Any idea why my computer is blowing hot air when in sleep

When using my laptop daily I never hear the fan however when I close the lid with it plugged in I come back with it extremely hot and the fan blowing. It even does this when I have it upside down on the flat surface so the air can go in and out freely and all it’s doing is sitting there charging.

What’s happening and can I fix it?

1 Like

I’d say the problem is not the ventilation but the heat production. With normal “modern suspend” (which does leave a lot of components powered in the machine, but if all goes well at a very low level), people have been reporting power use in the 0.3W - 1.5W range. Unless your bag is extremely well-insulated or your bag is in a very hot environment that level of heat production should be able to just dissipate.

Things that seem to contribute to higher power use seem to include:

  • Expansion cards other than USB-C pass through. Particularly HDMI, micro-SD, displayport, USB drives end up causing the system to use a lot of power
  • certain models of internal NVMe SSD drives. For the latter, under linux, the kernel boot parameter nvme.noacpi=1 has helped.

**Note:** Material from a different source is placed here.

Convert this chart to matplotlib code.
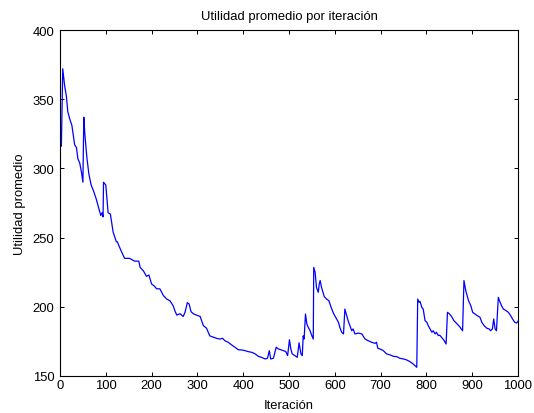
import matplotlib
matplotlib.use("Agg")
import matplotlib.pyplot as plt

plt.rcParams['font.family'] = ['Liberation Sans', 'DejaVu Sans']

title = "Utilidad promedio por iteración"
xlabel = "Iteración"
ylabel = "Utilidad promedio"

iteracion = [0, 3, 6, 10, 14, 17, 21, 26, 32, 36, 39, 43, 47, 50, 52, 54, 57, 59, 63, 68,
             74, 79, 84, 89, 92, 94, 95, 100, 105, 110, 116, 123, 125, 134, 141, 152, 163, 167, 172, 175,
             182, 189, 194, 200, 206, 211, 218, 226, 233, 240, 247, 251, 255, 262, 269, 273, 278, 282, 286, 291,
             298, 306, 313, 320, 327, 335, 342, 349, 355, 360, 367, 375, 382, 389, 397, 404, 411, 419, 426, 433,
             440, 448, 453, 457, 460, 466, 472, 477, 482, 488, 493, 497, 501, 504, 507, 513, 518, 522, 526, 529,
             531, 533, 536, 539, 542, 546, 550, 553, 554, 557, 560, 564, 566, 568, 571, 577, 582, 587, 592, 597,
             602, 608, 611, 615, 619, 622, 626, 629, 633, 637, 640, 644, 651, 659, 666, 673, 680, 688, 691, 694,
             699, 706, 713, 721, 728, 735, 742, 750, 757, 764, 771, 779, 781, 784, 786, 790, 793, 797, 801, 804,
             808, 812, 815, 819, 822, 826, 829, 833, 839, 843, 846, 850, 855, 860, 866, 873, 879, 882, 886, 892,
             897, 901, 906, 911, 917, 921, 926, 932, 937, 940, 944, 947, 950, 953, 957, 961, 964, 968, 974, 979,
             984, 988, 993, 997, 1000]

utilidad = [332, 316, 372, 360, 352, 341, 336, 331, 317, 315, 307, 304, 297, 290, 337, 326, 314, 307, 296, 288,
            283, 278, 272, 266, 268, 265, 290, 288, 268, 267, 254, 247, 247, 240, 235, 235, 233, 233, 233, 228.5,
            226, 222, 223, 216.5, 215, 213, 213, 208, 205.6, 204.4, 200.8, 197, 194, 195, 193, 196, 203, 202, 196.5, 195,
            194, 193, 186.4, 184.5, 179, 178, 177.2, 176.7, 177.2, 175.5, 174.4, 172.4, 170.8, 169, 168.8, 168.3, 167.6, 167.1, 166, 164.2,
            163.5, 162.3, 162.8, 168.3, 162.3, 162.8, 170.8, 169.5, 169, 168.3, 167.6, 164.7, 176.2, 169.5, 166, 164.7, 163.5, 174, 166, 164.7,
            179, 176.7, 194.8, 187.6, 185.2, 182.7, 179, 176.7, 228.5, 225, 214, 210.5, 216.5, 219, 214, 207.3, 205.6, 204.4, 199.6, 195.3,
            192.4, 188.8, 185.2, 181.6, 180.4, 198.4, 193.6, 190, 186.4, 182.7, 184, 180.4, 181, 180.4, 176.7, 175.5, 174.4, 173.6, 174.4, 170,
            169.5, 168.3, 166, 165.2, 164.2, 164, 162.8, 162.3, 161.6, 160.4, 158.7, 156.3, 205.6, 203.2, 204, 199.6, 198.4, 190, 188.8, 186.4,
            184, 181.6, 182.7, 180.4, 181.6, 179.2, 179.5, 178, 175.5, 173.1, 196, 195, 193, 190, 188, 185.5, 182.7, 219, 211.6, 204.4,
            200.8, 196, 194.8, 193.6, 192.4, 188.8, 186.4, 184.5, 184, 182.7, 184, 191.2, 184, 182.7, 206.8, 203.2, 200.8, 198.4, 197.2, 196,
            193.6, 191.2, 188.8, 188.3, 189.5]

xticks = [0, 100, 200, 300, 400, 500, 600, 700, 800, 900, 1000]
yticks = [150, 200, 250, 300, 350, 400]

fs = 9.4
fig = plt.figure(figsize=(5.34, 4.14), dpi=100)
ax = fig.add_axes([60 / 534, 1 - 377 / 414, 458 / 534, 346 / 414])
ax.plot(iteracion, utilidad, color='#0000FF', linewidth=0.9)
ax.set_xlim(0, 1000)
ax.set_ylim(150, 400)
ax.set_xticks(xticks)
ax.set_yticks(yticks)
ax.tick_params(direction='in', length=3, width=0.7, top=True, right=True, labelsize=fs)
ax.tick_params(axis='x', pad=2)
ax.tick_params(axis='y', pad=4)
for s in ax.spines.values():
    s.set_linewidth(0.8)
ax.set_title(title, fontsize=fs, pad=8)
ax.set_xlabel(xlabel, fontsize=fs, labelpad=6)
ax.set_ylabel(ylabel, fontsize=fs, labelpad=5)
fig.savefig("out.png", dpi=100)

It could also be that there is something in your system configuration that prevents it from actually entering into suspend state. Under normal conditions, it would probably use something in the 4W-8W range when it’s not doing anything in particular. That should be enough to warm a bag.

At this point, it sounds unlikely that there’s a hardware problem with your laptop: the most likely explanations are software (configuration) at the moment. It could be a mismatch in a driver/hardware combination or harware with really poor firmware/driver software, though (like the NVMe software mentioned above, for which there turned out to be a work-around).

2 Likes

Awesome thank you for the reply I do not put my laptop in a bag it stays on a table. That is where the confusion lies because there’s plenty of ventilation for it to cool down even at a low-powered state. I’m not sure what to do with this since it’s been like this since I got the laptop I just assumed it was a driver issue that would be fixed eventually and with the most recent driver updates and the new bios I was hoping it would be good to go but it’s not. Was wondering if maybe there was some secret button I need to depress to make it stop other than putting it in hibernate which is what I have been doing in the past to get around it.

1 Like

Hi.

Yes sleep is a power drain. What OS are you using as you can check what apps are using what power.

Also USB A expansion cards require the mainboard to provide power when sleeping etc.

I am using Windows 10

32 GB Crucial Ram
2 TB Sabrent Rocket SSD

Yes, I haven’t followed suspend problems with Windows. I understand its default is suspend-then-hibernate, triggered by a 5% charge drop in the battery. So your problem should just lead to the system suspending way earlier; not to a depleted battery.

The 32 GB perhaps on the higher side of memory, which would require some more power to be maintained. You can check the forum: the 11th gen with all USB-C expansion cards with 16Gb can make do with about 0.3W during suspend, so it’s good for about a week. 32GB shouldn’t be that much more.

The 2TB SSD shouldn’t really use any more power, but the NVMe.noacpi option under linux was necessary to make some WD SSD’s behave (also ones outside the firmware versions listed!), so SSDs can be power hogs during suspend, and different models seem to behave quite differently.

2 Likes

This could be a two part issue with modern standby causing a lot of heat, and the fact that the Framework cooling system performs worse when the laptop lid is closed. I would recommend making sure that your laptop hibernates when you close the lid, or to leave the lid open when you are not using it if you wish to simply suspend it.